Deloach calls the southwestern willow flycatchers’ preference to nest in tamarisk trees a “fatal attraction:” the dense branches at the tree crown are appealing because they offer stability. But seen from below—as they are by some predators, like cowbirds—the nests are much more visible than they would be in a willow. Cowbird attacks on flycatchers are three times higher for flycatcher nests in tamarisk than willows, he said.

So far, southwestern willow flycatchers have only met the salt cedar leaf beetle in one watershed—along the Virgin River, which flows through southwestern Utah and Nevada before joining the Colorado River at Lake Mead.

(Read more about the Colorado River by Jonathan Waterman, who kayaked its entire length.)
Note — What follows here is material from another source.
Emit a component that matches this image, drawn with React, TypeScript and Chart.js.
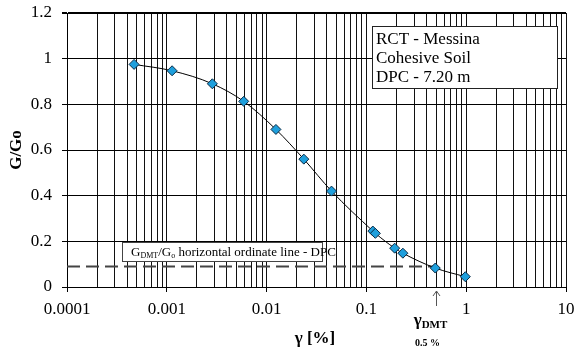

There is anecdotal, but so far no scientific, evidence that flycatcher numbers suffered because of tamarisk defoliation, Dudley said. “On the other hand, where restoration has been done in the upper watershed near St. George, those flycatchers nesting in tamarisk did a very interesting behavioral switch last year to nesting in the willows.”

Once in the willows, one of the trees with which they co-evolved in the first place, the birds tripled the number of chicks they successfully fledged the year before, when they were living in tamarisk trees. Deloach takes it as a sign that southwestern willow flycatchers will end up better off in the wake of the tamarisk-chomping beetles.

“I think salt cedar is very destructive in the ecosystems,” he said. “And I think there’s good evidence that the flycatcher is not going to be at all harmed by this.”